[Records from a collection]

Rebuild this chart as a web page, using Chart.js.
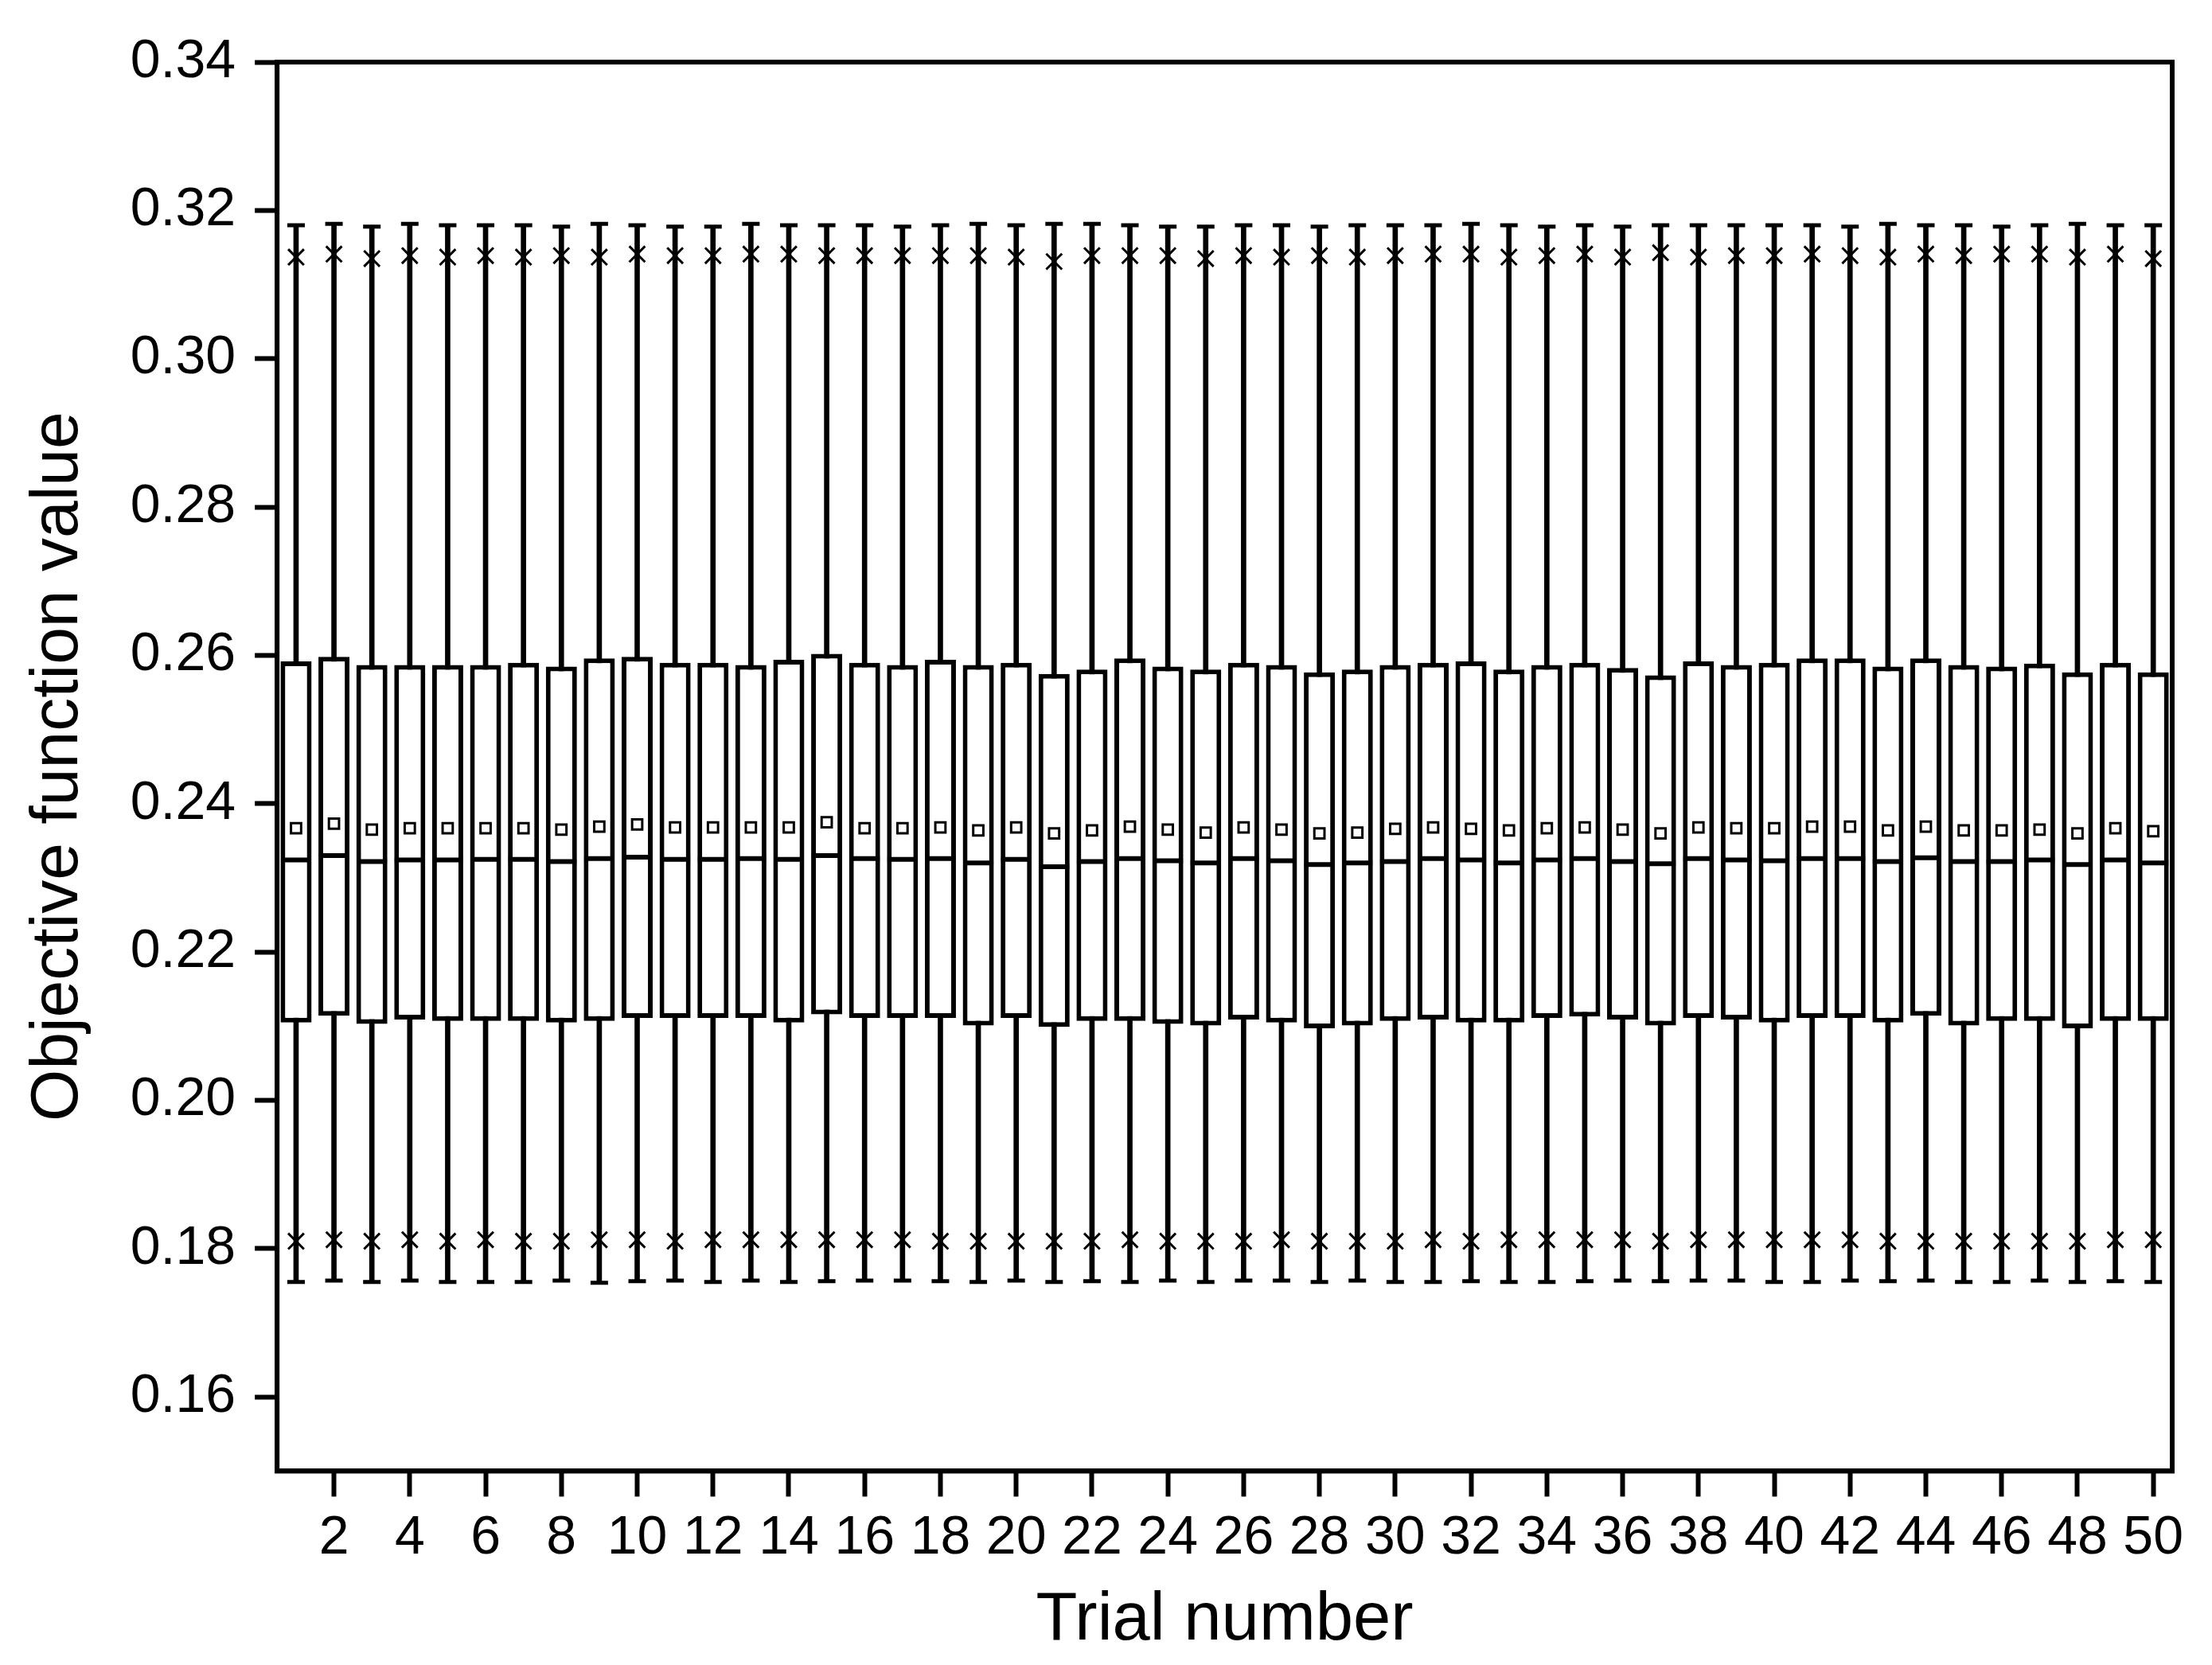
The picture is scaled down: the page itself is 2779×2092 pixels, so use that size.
<!DOCTYPE html>
<html><head><meta charset="utf-8">
<script src="https://cdn.jsdelivr.net/npm/chart.js@4.4.0/dist/chart.umd.min.js"></script>
<style>html,body{margin:0;padding:0;background:#fff}#w{width:2779px;height:2092px}</style>
</head><body><div id="w"><canvas id="c"></canvas></div>
<script>
const trials = Array.from({length:50},(_,i)=>String(i+1));
const q3 = [0.2592,0.2598,0.2587,0.2587,0.2587,0.2587,0.2590,0.2585,0.2596,0.2598,0.2590,0.2590,0.2587,0.2594,0.2602,0.2590,0.2587,0.2594,0.2587,0.2590,0.2575,0.2581,0.2596,0.2585,0.2581,0.2590,0.2587,0.2577,0.2581,0.2587,0.2590,0.2592,0.2581,0.2587,0.2590,0.2583,0.2573,0.2592,0.2587,0.2590,0.2596,0.2596,0.2585,0.2596,0.2587,0.2585,0.2589,0.2577,0.2590,0.2577];
const q1 = [0.2105,0.2114,0.2103,0.2109,0.2107,0.2107,0.2107,0.2105,0.2107,0.2111,0.2111,0.2111,0.2111,0.2105,0.2116,0.2111,0.2111,0.2111,0.2101,0.2111,0.2099,0.2107,0.2107,0.2103,0.2101,0.2109,0.2105,0.2097,0.2101,0.2107,0.2109,0.2105,0.2105,0.2111,0.2113,0.2109,0.2101,0.2111,0.2109,0.2105,0.2111,0.2111,0.2105,0.2114,0.2101,0.2107,0.2107,0.2097,0.2107,0.2107];
const medians = [0.2324,0.2330,0.2322,0.2324,0.2324,0.2325,0.2325,0.2322,0.2326,0.2328,0.2325,0.2325,0.2326,0.2325,0.2330,0.2326,0.2325,0.2326,0.2320,0.2325,0.2315,0.2322,0.2326,0.2323,0.2320,0.2326,0.2323,0.2318,0.2320,0.2322,0.2326,0.2324,0.2320,0.2324,0.2326,0.2322,0.2319,0.2326,0.2324,0.2323,0.2326,0.2326,0.2322,0.2327,0.2322,0.2322,0.2324,0.2318,0.2324,0.2320];
const means = [0.2367,0.2373,0.2365,0.2367,0.2367,0.2367,0.2367,0.2365,0.2369,0.2372,0.2368,0.2368,0.2368,0.2368,0.2375,0.2367,0.2367,0.2368,0.2364,0.2368,0.2360,0.2364,0.2369,0.2365,0.2361,0.2368,0.2365,0.2360,0.2361,0.2366,0.2368,0.2366,0.2364,0.2367,0.2368,0.2365,0.2360,0.2368,0.2367,0.2367,0.2369,0.2369,0.2364,0.2369,0.2364,0.2364,0.2365,0.2360,0.2367,0.2363];
const maxs = [0.3180,0.3182,0.3178,0.3182,0.3180,0.3180,0.3180,0.3178,0.3182,0.3180,0.3178,0.3178,0.3182,0.3180,0.3180,0.3180,0.3178,0.3180,0.3182,0.3180,0.3182,0.3182,0.3180,0.3178,0.3178,0.3180,0.3180,0.3178,0.3180,0.3180,0.3180,0.3182,0.3180,0.3178,0.3180,0.3178,0.3180,0.3180,0.3180,0.3180,0.3180,0.3178,0.3182,0.3180,0.3180,0.3178,0.3180,0.3182,0.3180,0.3180];
const mins = [0.1755,0.1757,0.1755,0.1757,0.1755,0.1755,0.1755,0.1757,0.1754,0.1756,0.1757,0.1755,0.1757,0.1755,0.1756,0.1757,0.1757,0.1756,0.1755,0.1757,0.1755,0.1756,0.1755,0.1757,0.1755,0.1757,0.1757,0.1755,0.1757,0.1755,0.1755,0.1756,0.1755,0.1755,0.1756,0.1757,0.1756,0.1757,0.1757,0.1755,0.1755,0.1757,0.1756,0.1757,0.1755,0.1755,0.1757,0.1755,0.1756,0.1755];
const p99 = [0.3137,0.3141,0.3135,0.3139,0.3137,0.3139,0.3137,0.3139,0.3137,0.3141,0.3139,0.3139,0.3141,0.3141,0.3139,0.3139,0.3139,0.3139,0.3139,0.3137,0.3131,0.3139,0.3139,0.3139,0.3135,0.3139,0.3137,0.3139,0.3137,0.3139,0.3141,0.3141,0.3137,0.3139,0.3141,0.3137,0.3143,0.3137,0.3139,0.3139,0.3141,0.3139,0.3137,0.3141,0.3139,0.3141,0.3141,0.3137,0.3141,0.3135];
const p1 = [0.1810,0.1812,0.1810,0.1812,0.1810,0.1812,0.1810,0.1810,0.1812,0.1812,0.1810,0.1812,0.1812,0.1812,0.1812,0.1812,0.1812,0.1810,0.1810,0.1810,0.1810,0.1810,0.1812,0.1810,0.1810,0.1810,0.1812,0.1810,0.1810,0.1810,0.1812,0.1810,0.1812,0.1812,0.1812,0.1812,0.1810,0.1812,0.1812,0.1812,0.1812,0.1812,0.1810,0.1810,0.1810,0.1810,0.1810,0.1810,0.1812,0.1812];
const yTicks = [0.16,0.18,0.20,0.22,0.24,0.26,0.28,0.30,0.32,0.34];

const frame = {id:'frame',afterDatasetsDraw(ch){const a=ch.chartArea,c=ch.ctx;c.save();c.strokeStyle='#000';c.lineWidth=6;c.strokeRect(a.left,a.top,a.right-a.left,a.bottom-a.top);c.restore();}};
const pts = (data,style,r,bw,order,fill)=>({type:'line',data,showLine:false,pointStyle:style,pointRadius:r,pointHoverRadius:r,pointBorderColor:'#000',pointBackgroundColor:fill||'#000',pointBorderWidth:bw,order});
new Chart(document.getElementById('c'),{
  data:{labels:trials,datasets:[
    {type:'bar',data:trials.map((_,i)=>[mins[i],maxs[i]]),backgroundColor:'#000',barThickness:6,grouped:false,order:10},
    {type:'bar',data:trials.map((_,i)=>[q1[i],q3[i]]),backgroundColor:'#fff',borderColor:'#000',borderWidth:6,borderSkipped:false,barPercentage:0.82,categoryPercentage:1,grouped:false,order:9},
    pts(medians,'line',19,6,3),
    pts(maxs,'line',11,5,3),
    pts(mins,'line',11,5,3),
    pts(p99,'crossRot',14,3,2),
    pts(p1,'crossRot',14,3,2),
    pts(means,'rect',9,3,1,'#fff')
  ]},
  options:{responsive:true,maintainAspectRatio:false,animation:false,
    layout:{padding:{left:19,right:50,top:78,bottom:0}},
    plugins:{legend:{display:false},tooltip:{enabled:false}},
    scales:{
      x:{type:'category',offset:true,
        grid:{drawOnChartArea:false,offset:false,tickLength:32,tickWidth:6,color:'#000',tickColor:c=>(c.index%2===1?'#000':'rgba(0,0,0,0)')},
        border:{color:'#000',width:6},
        ticks:{autoSkip:false,maxRotation:0,padding:12,color:'#000',font:{family:'Liberation Sans',size:68},callback:(v,i)=>(i%2===1?trials[i]:'')},
        title:{display:true,text:'Trial number',color:'#000',font:{family:'Liberation Sans',size:85},padding:{top:0,bottom:4}}},
      y:{min:0.15,max:0.34,
        afterBuildTicks:s=>{s.ticks=yTicks.map(v=>({value:v}));},
        grid:{drawOnChartArea:false,tickLength:28,tickWidth:6,color:'#000'},
        border:{color:'#000',width:6},
        ticks:{padding:24,color:'#000',font:{family:'Liberation Sans',size:68},callback:v=>v.toFixed(2)},
        title:{display:true,text:'Objective function value',color:'#000',font:{family:'Liberation Sans',size:84},padding:{bottom:16}}}
    }},
  plugins:[frame]
});
</script></body></html>
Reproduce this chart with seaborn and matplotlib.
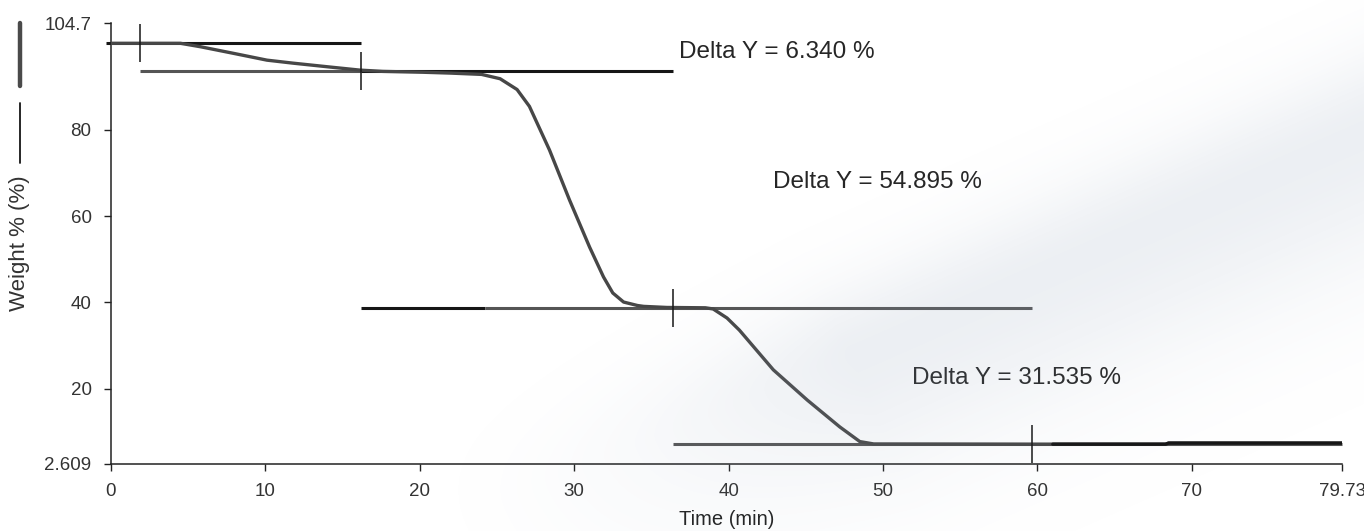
import numpy as np
import pandas as pd
import matplotlib
matplotlib.use("Agg")
import matplotlib.pyplot as plt
import seaborn as sns
from matplotlib.lines import Line2D

# ---- data ----
time_min = [0.0, 1.9, 4.5, 5.8, 7.9, 10.1, 11.8, 14.2, 16.1, 17.6, 20.2, 22.0,
            24.0, 25.2, 26.3, 27.1, 28.4, 29.7, 31.0, 31.9, 32.5, 33.2, 34.1,
            34.5, 36.0, 38.5, 39.0, 39.9, 40.7, 42.9, 45.1, 47.2, 48.5, 49.4,
            55.0, 61.0, 68.3, 68.5, 79.73]
weight_pct = [100.0, 100.0, 100.0, 99.2, 97.7, 96.1, 95.4, 94.5, 93.8, 93.5,
              93.3, 93.1, 92.8, 91.8, 89.3, 85.4, 75.3, 63.7, 52.8, 45.9, 42.2,
              40.1, 39.3, 39.1, 38.85, 38.77, 38.5, 36.4, 33.6, 24.4, 17.4,
              11.2, 7.8, 7.25, 7.23, 7.2, 7.2, 7.45, 7.45]

step_limits = [1.9, 16.2, 36.4, 59.65]
step_levels = [100.0, 93.66, 38.765, 7.23]

hline_y = [100.0, 93.66, 93.66, 38.765, 38.765, 7.23]
hline_x0 = [-0.3, 1.9, 16.2, 16.2, 24.2, 36.4]
hline_x1 = [16.2, 16.2, 36.4, 24.2, 59.65, 79.73]
hline_dark = [True, False, True, True, False, False]

delta_labels = ["Delta Y = 6.340 %", "Delta Y = 54.895 %", "Delta Y = 31.535 %"]
delta_x = [36.8, 42.9, 51.9]
delta_y = [98.0, 67.8, 22.5]

x_ticks = [0, 10, 20, 30, 40, 50, 60, 70, 79.73]
x_tick_labels = ["0", "10", "20", "30", "40", "50", "60", "70", "79.73"]
y_ticks = [2.609, 20, 40, 60, 80, 104.7]
y_tick_labels = ["2.609", "20", "40", "60", "80", "104.7"]

# ---- style ----
sns.set_style("ticks")
plt.rcParams["font.family"] = ["Liberation Sans", "DejaVu Sans"]

BLACK = "#161616"
GRAY = "#555555"
CURVE = "#474747"

W, H = 1364, 531
fig = plt.figure(figsize=(W / 100, H / 100), dpi=100)

# faint scanned-paper swoosh in the background (decoration only)
yy, xx = np.mgrid[0:H, 0:W].astype(float)
p0 = np.array([430.0, 540.0])
p1 = np.array([1364.0, 130.0])
d = p1 - p0
L = np.hypot(*d)
u = d / L
nrm = np.array([-u[1], u[0]])
rx, ry = xx - p0[0], yy - p0[1]
t = (rx * u[0] + ry * u[1]) / L
dist = rx * nrm[0] + ry * nrm[1]
sig = np.where(dist < 0, 70.0, 130.0)
band = np.exp(-(dist / sig) ** 2) * np.clip(t / 0.45, 0, 1) ** 1.5
alpha = 0.16 * band
img = np.zeros((H, W, 4))
img[..., 0] = 0.55
img[..., 1] = 0.62
img[..., 2] = 0.72
img[..., 3] = alpha
fig.figimage(img, xo=0, yo=0, origin="upper", zorder=0)

ax = fig.add_axes([111 / W, 1 - 464 / H, (1342 - 111) / W, (464 - 23) / H])
ax.patch.set_alpha(0)

df = pd.DataFrame({"Time (min)": time_min, "Weight %": weight_pct})

# horizontal step lines
for y0, xa, xb, dark in zip(hline_y, hline_x0, hline_x1, hline_dark):
    ax.hlines(y0, xa, xb, color=BLACK if dark else GRAY, lw=2.2, zorder=2,
              clip_on=False)

# main curve
sns.lineplot(data=df, x="Time (min)", y="Weight %", ax=ax, color=CURVE,
             lw=2.4, zorder=3, sort=False)
tail = df[df["Time (min)"] >= 61.0]
sns.lineplot(data=tail, x="Time (min)", y="Weight %", ax=ax, color=BLACK,
             lw=2.4, zorder=4, sort=False)

# step limit markers
half = 4.4
for xl, yl in zip(step_limits, step_levels):
    ax.vlines(xl, yl - half, yl + half, color=BLACK, lw=1.1, zorder=5)

for lab, xx_, yy_ in zip(delta_labels, delta_x, delta_y):
    ax.text(xx_, yy_, lab, ha="left", va="center", fontsize=17.5, color="#262626")

ax.set_xlim(0, 79.73)
ax.set_ylim(2.609, 104.7)
ax.set_xticks(x_ticks)
ax.set_xticklabels(x_tick_labels)
ax.set_yticks(y_ticks)
ax.set_yticklabels(y_tick_labels)
ax.tick_params(axis="both", length=5, width=1.0, color="#222222",
               labelsize=13.5, labelcolor="#333333")
ax.tick_params(axis="x", pad=9)
ax.tick_params(axis="y", pad=9)
sns.despine(ax=ax)
for s in ["left", "bottom"]:
    ax.spines[s].set_linewidth(1.1)
    ax.spines[s].set_color("#222222")

ax.set_xlabel("Time (min)", fontsize=14.5, color="#222222")
ax.set_ylabel("Weight % (%)", fontsize=16, color="#333333")
ax.xaxis.set_label_coords(0.5, -0.105)
ax.xaxis.label.set_va("top")
ax.yaxis.set_label_coords(-0.066, 0.5)

# legend-like marks beside the y label
fig.add_artist(Line2D([20 / W, 20 / W], [1 - 23 / H, 1 - 86 / H],
                      color="#4a4a4a", lw=3.2, transform=fig.transFigure))
fig.add_artist(Line2D([20 / W, 20 / W], [1 - 103 / H, 1 - 163 / H],
                      color=BLACK, lw=1.3, transform=fig.transFigure))

fig.savefig("out.png", dpi=100)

### WHAT TO WORK ON
From the entries above, copy each line holding "this".

### EXERCISE RESPONSE
Rebuild this chart as a web page, using Chart.js.
Reproduce this chart with seaborn and matplotlib.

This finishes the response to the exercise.